Conclusion: Partner in Precision
We’ve seen that the answer to “how to make injection molds” is a journey. It goes from a digital design to a physical, high-precision tool. The core principles are easy to grasp. But the real work requires deep expertise, advanced machines, and strict quality control.
While some can explore DIY methods for basic prototypes, bringing a real product to market requires a professional approach. For companies that need reliable, high-quality parts, working with an experienced manufacturing partner is the surest path to success. A good partner like Mekalite can guide you through the entire process, from design to production.
Frequently Asked Questions (FAQ)
How long does it take to make an injection mold?
It varies greatly. A simple prototype aluminum mold might take 1-2 weeks. A complex, multi-cavity steel production mold can take 8-12 weeks or even longer, depending on its complexity and the shop’s schedule.
Why are injection molds so expensive?
The high cost comes from several factors. This includes expensive tool steels, many hours of precision CNC machining and EDM work, skilled manual labor for assembly and polishing, and the detailed testing and tuning process needed to get it right.
What is the difference between a core and a cavity?
The core and cavity are The two halves of the mold. In general, the cavity is the fixed half that forms the outer surface of the part. The core is the moving half that forms the inner features. When they close, they create the hollow space that the plastic fills.
Can you make an injection mold with a 3D printer?

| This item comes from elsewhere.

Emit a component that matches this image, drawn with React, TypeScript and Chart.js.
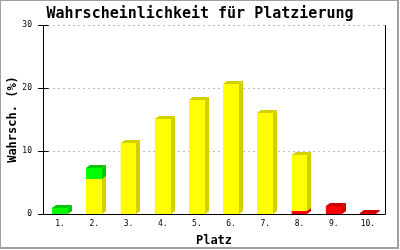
import { useEffect, useRef } from "react";
import { Chart, registerables } from "chart.js";

Chart.register(...registerables);

const categories = ["1.", "2.", "3.", "4.", "5.", "6.", "7.", "8.", "9.", "10."];
const redValues = [0, 0, 0, 0, 0, 0, 0, 0.5, 1.3, 0.2];
const yellowValues = [0, 5.6, 11.3, 15.1, 18.1, 20.7, 16.1, 8.9, 0, 0];
const greenValues = [1.0, 1.7, 0, 0, 0, 0, 0, 0, 0, 0];
const yMin = 0;
const yMax = 30;
const yStep = 10;

const titleText = "Wahrscheinlichkeit für Platzierung";
const xTitle = "Platz";
const yTitle = "Wahrsch. (%)";

const MONO = "'DejaVu Sans Mono', 'Liberation Mono', monospace";
const DX = 4;
const DY = 3;

const frontColors = ["#ff0000", "#ffff00", "#00ff00"];
const sideColors = ["#cc0000", "#d4d000", "#00c800"];

const depthPlugin = {
  id: "depth3d",
  afterDatasetsDraw(chart: any) {
    const ctx = chart.ctx;
    const area = chart.chartArea;
    ctx.save();
    chart.data.datasets.forEach((_ds: any, di: number) => {
      const meta = chart.getDatasetMeta(di);
      meta.data.forEach((bar: any) => {
        const p = bar.getProps(["x", "y", "base", "width"], true);
        const top = Math.round(p.y);
        const base = Math.round(p.base);
        if (base - top < 1) return;
        const left = Math.round(p.x - p.width / 2);
        const right = Math.round(p.x + p.width / 2);
        ctx.fillStyle = frontColors[di];
        ctx.fillRect(left, top, right - left, base - top);
        ctx.fillStyle = sideColors[di];
        ctx.beginPath();
        ctx.moveTo(right, top);
        ctx.lineTo(right + DX, top - DY);
        ctx.lineTo(right + DX, base - DY);
        ctx.lineTo(right, base);
        ctx.closePath();
        ctx.fill();
        ctx.beginPath();
        ctx.moveTo(left, top);
        ctx.lineTo(left + DX, top - DY);
        ctx.lineTo(right + DX, top - DY);
        ctx.lineTo(right, top);
        ctx.closePath();
        ctx.fill();
      });
    });
    ctx.strokeStyle = "#000";
    ctx.lineWidth = 1;
    ctx.setLineDash([]);
    const l = Math.round(area.left) + 0.5;
    const r = Math.round(area.right) + 0.5;
    const t = Math.round(area.top);
    const b = Math.round(area.bottom) + 0.5;
    ctx.beginPath();
    ctx.moveTo(l, t);
    ctx.lineTo(l, b);
    ctx.lineTo(r, b);
    ctx.moveTo(r, t);
    ctx.lineTo(r, b);
    const ys = chart.scales.y;
    ys.ticks.forEach((tk: any) => {
      const py = Math.round(ys.getPixelForValue(tk.value)) + 0.5;
      ctx.moveTo(l, py);
      ctx.lineTo(l + 5, py);
    });
    ctx.stroke();
    ctx.restore();
  },
  afterDraw(chart: any) {
    const ctx = chart.ctx;
    ctx.save();
    ctx.strokeStyle = "#a0a0a0";
    ctx.lineWidth = 2;
    ctx.strokeRect(0, 0, 398, 248);
    ctx.restore();
  },
};

export default function App() {
  const ref = useRef<HTMLCanvasElement | null>(null);

  useEffect(() => {
    document.body.style.margin = "0";
    const canvas = ref.current;
    if (!canvas) return;
    const chart = new Chart(canvas, {
      type: "bar",
      data: {
        labels: categories,
        datasets: [
          { label: "rot", data: redValues, backgroundColor: frontColors[0] },
          { label: "gelb", data: yellowValues, backgroundColor: frontColors[1] },
          { label: "grün", data: greenValues, backgroundColor: frontColors[2] },
        ],
      },
      options: {
        responsive: false,
        animation: false,
        devicePixelRatio: 1,
        layout: { padding: 0 },
        datasets: { bar: { barPercentage: 0.46, categoryPercentage: 1 } },
        plugins: {
          legend: { display: false },
          tooltip: { enabled: false },
          title: {
            display: true,
            text: titleText,
            color: "#000",
            font: { family: MONO, size: 15, weight: "bold", lineHeight: 1.2 },
            padding: { top: 5, bottom: 2 },
          },
        },
        scales: {
          x: {
            stacked: true,
            grid: { display: false, drawTicks: false },
            border: { display: false },
            ticks: { color: "#000", font: { family: MONO, size: 8 }, padding: 5, maxRotation: 0 },
            title: {
              display: true,
              text: xTitle,
              color: "#000",
              font: { family: MONO, size: 12, weight: "bold", lineHeight: 1.2 },
              padding: { top: 0, bottom: 2 },
            },
            afterFit: (s: any) => {
              s.height = 36;
            },
          },
          y: {
            stacked: true,
            min: yMin,
            max: yMax,
            ticks: { stepSize: yStep, color: "#000", font: { family: MONO, size: 8 }, padding: 6 },
            grid: {
              color: (c: any) => (c.tick && c.tick.value === 0 ? "rgba(0,0,0,0)" : "#bbbbbb"),
              tickColor: "#000",
              tickLength: 5,
              lineWidth: 1,
            },
            border: { display: false, dash: [2, 3] },
            title: {
              display: true,
              text: yTitle,
              color: "#000",
              font: { family: MONO, size: 12, weight: "bold", lineHeight: 1.2 },
              padding: { top: 6, bottom: 0 },
            },
            afterFit: (s: any) => {
              s.width = 43;
            },
          },
          yRight: {
            position: "right",
            display: true,
            min: yMin,
            max: yMax,
            grid: { display: false, drawTicks: false },
            border: { display: false },
            ticks: { display: false },
            afterFit: (s: any) => {
              s.width = 15;
            },
          },
        },
      },
      plugins: [depthPlugin],
    });
    return () => chart.destroy();
  }, []);

  return (
    <div style={{ width: 400, height: 250 }}>
      <canvas ref={ref} width={400} height={250} style={{ display: "block" }} />
    </div>
  );
}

Yes, but with major limits. You can 3D print small mold inserts using special high-temperature resins. These are only good for very low-volume prototyping (10-100 parts) using plastics that melt at low temperatures. They are not a substitute for steel molds in mass production.
What is a “family mold”?
A family mold is an injection mold with cavities for several different parts. It is used to produce all the plastic components for a single product in one shot. For example, it could make the front case, back case, and all the buttons for a remote control at the same time. This can save money for low-to-medium volume projects.